Using a stand mixer with the paddle attachment (or a hand mixer and large bowl), beat the butter at medium speed until fluffy and lighter in color, about 2 minutes. Add the sifted confectioners' sugar, pulse a few times to avoid spraying the sugar everywhere, then continue beating until frosting is smooth. Add the vanilla and the corn syrup, then beat on medium for 1 minute.
Scrape down the sides and bottom of the bowl with a rubber spatula. Turn the mixer on low speed and slowly stream in the cooled melted bittersweet chocolate. Mix until the color is uniform. Add the salt and beat on medium-high speed for 30 seconds. The buttercream can be stored in a sealed container in the refrigerator for 4 weeks or in the freezer for 3 months.
Transfer a cooled layer of cake to your serving plate. Spread about 3/4 cup of buttercream over the top of the layer. Place the second layer top side down, and evenly spread another 3/4 cup of buttercream over the layer. Place the third and final layer on top, and frost the top (and sides, if desired) with the remaining buttercream.

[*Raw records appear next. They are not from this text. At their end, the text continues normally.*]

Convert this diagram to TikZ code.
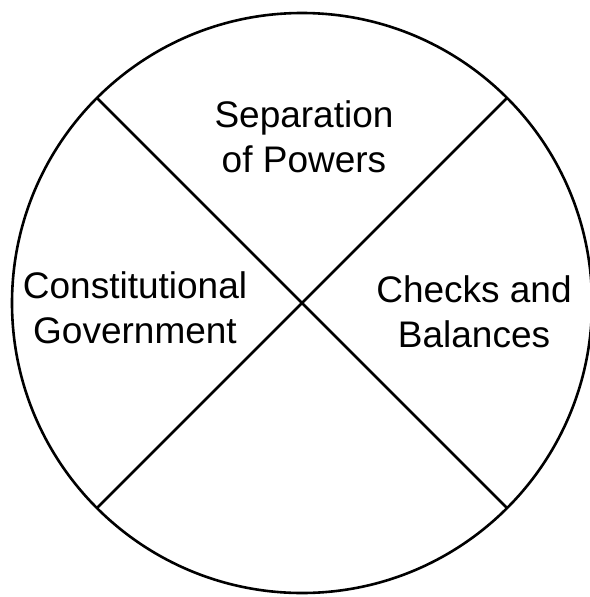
\documentclass[tikz,border=0pt]{standalone}
\usepackage{fontspec}
\setmainfont{Liberation Sans}
\begin{document}
\begin{tikzpicture}[x=1pt, y=-1pt]
        % Define styles
        \tikzset{wheel/.style={circle, draw=black, line width=2.6pt, minimum size=580pt, inner sep=0pt, outer sep=0pt}}
        \tikzset{divider/.style={draw=black, line width=2.6pt}}
        \tikzset{part/.style={align=center, font=\fontsize{37}{45}\selectfont, inner sep=0pt, anchor=base}}
        
        \useasboundingbox (0,0) rectangle (589,597);
        
        % Circle
        \node [wheel] (wheel) at (302,303) {};
        
        % Dividers
        \draw [divider] (wheel.135) -- (wheel.-45);
        \draw [divider] (wheel.45) -- (wheel.-135);
        
        % Labels
        \node [part] (separation) at (304,172) {Separation\\of Powers};
        \node [part] (constitution) at (135,343) {Constitutional\\Government};
        \node [part] (checks) at (474,347) {Checks and\\Balances};
    \end{tikzpicture}
\end{document}
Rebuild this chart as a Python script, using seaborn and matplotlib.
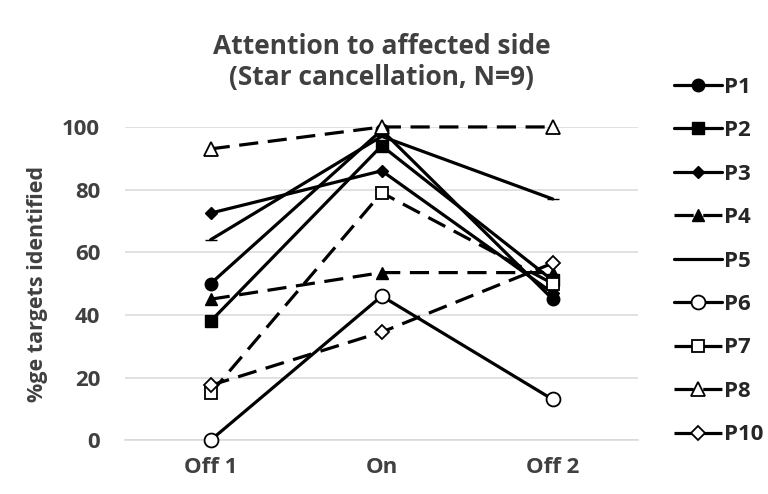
import matplotlib
matplotlib.use("Agg")
import matplotlib.pyplot as plt
import seaborn as sns

sessions = ["Off 1", "On", "Off 2"]

p1 = [50, 99, 45]
p2 = [38, 94, 51]
p3 = [72.5, 86, 47]
p4 = [45, 53.5, 53.5]
p5 = [64, 97, 77]
p6 = [0, 46, 13]
p7 = [15, 79, 50]
p8 = [93, 100, 100]
p10 = [17.5, 34.5, 56.5]

participants = ["P1", "P2", "P3", "P4", "P5", "P6", "P7", "P8", "P10"]
series = [p1, p2, p3, p4, p5, p6, p7, p8, p10]

# marker, size, filled, dashed
styles = {
    "P1": ("o", 9, True, False),
    "P2": ("s", 9, True, False),
    "P3": ("D", 6, True, False),
    "P4": ("^", 8, True, True),
    "P5": ("_", 8, True, False),
    "P6": ("o", 10, False, False),
    "P7": ("s", 9, False, True),
    "P8": ("^", 10, False, True),
    "P10": ("D", 7.5, False, True),
}

sns.set_style("white")
plt.rcParams["font.family"] = ["Open Sans", "DejaVu Sans"]
txt = "#404040"

fig = plt.figure(figsize=(7.68, 4.94), dpi=100)
ax = fig.add_axes([0.163, 0.109, 0.668, 0.634])

for name, vals in zip(participants, series):
    mk, ms, filled, dashed = styles[name]
    sns.lineplot(
        x=sessions, y=vals, ax=ax, sort=False, color="black", label=name,
        marker=mk, markersize=ms, markeredgewidth=1.3 if not filled else 1,
        markerfacecolor="black" if filled else "white", markeredgecolor="black",
        linewidth=2.3, linestyle=(0, (6, 3)) if dashed else "-",
        clip_on=False, zorder=3,
    )

ax.set_ylim(0, 100)
ax.set_xlim(-0.5, 2.5)
ax.set_yticks([0, 20, 40, 60, 80, 100])
ax.yaxis.grid(True, color="#d9d9d9", linewidth=1.1)
ax.set_axisbelow(True)
for s in ["top", "right", "left"]:
    ax.spines[s].set_visible(False)
ax.spines["bottom"].set_color("#d9d9d9")
ax.spines["bottom"].set_linewidth(1.1)
ax.tick_params(length=0, labelsize=16, labelcolor=txt)
ax.tick_params(axis="x", pad=12)
ax.tick_params(axis="y", pad=18)
for lab in ax.get_xticklabels() + ax.get_yticklabels():
    lab.set_fontweight("bold")
ax.set_xlabel("")
ax.set_ylabel("%ge targets identified", fontsize=15.5, fontweight="bold",
              color=txt, labelpad=10)

ax.set_title("Attention to affected side\n(Star cancellation, N=9)",
             fontsize=19, fontweight="bold", color=txt, pad=30,
             linespacing=1.2)

handles, labels = ax.get_legend_handles_labels()
ax.get_legend().remove()
fig.legend(handles, labels, loc="upper left", bbox_to_anchor=(0.852, 0.885),
           frameon=False, handlelength=2.15, handletextpad=0.1,
           labelspacing=1.01, prop={"weight": "bold", "size": 16})

fig.savefig("out.png", dpi=100, facecolor="white")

If using the optional chocolate pearls (toasted puffed cereal coated in bittersweet chocolate), press a handful of pearls at a time into the frosted sides of the cake until the sides are fully covered. Chill the cake until the frosting is firm and the pearls are set.
This cake can be stored, with a light cover, in the refrigerator for up to 3 days.
*Don't be lazy and skip this step, otherwise you will wind up with chunks of brown sugar and/or flour and cocoa in the cake batter as well as the final baked cake, which is both unsightly and a little off-putting.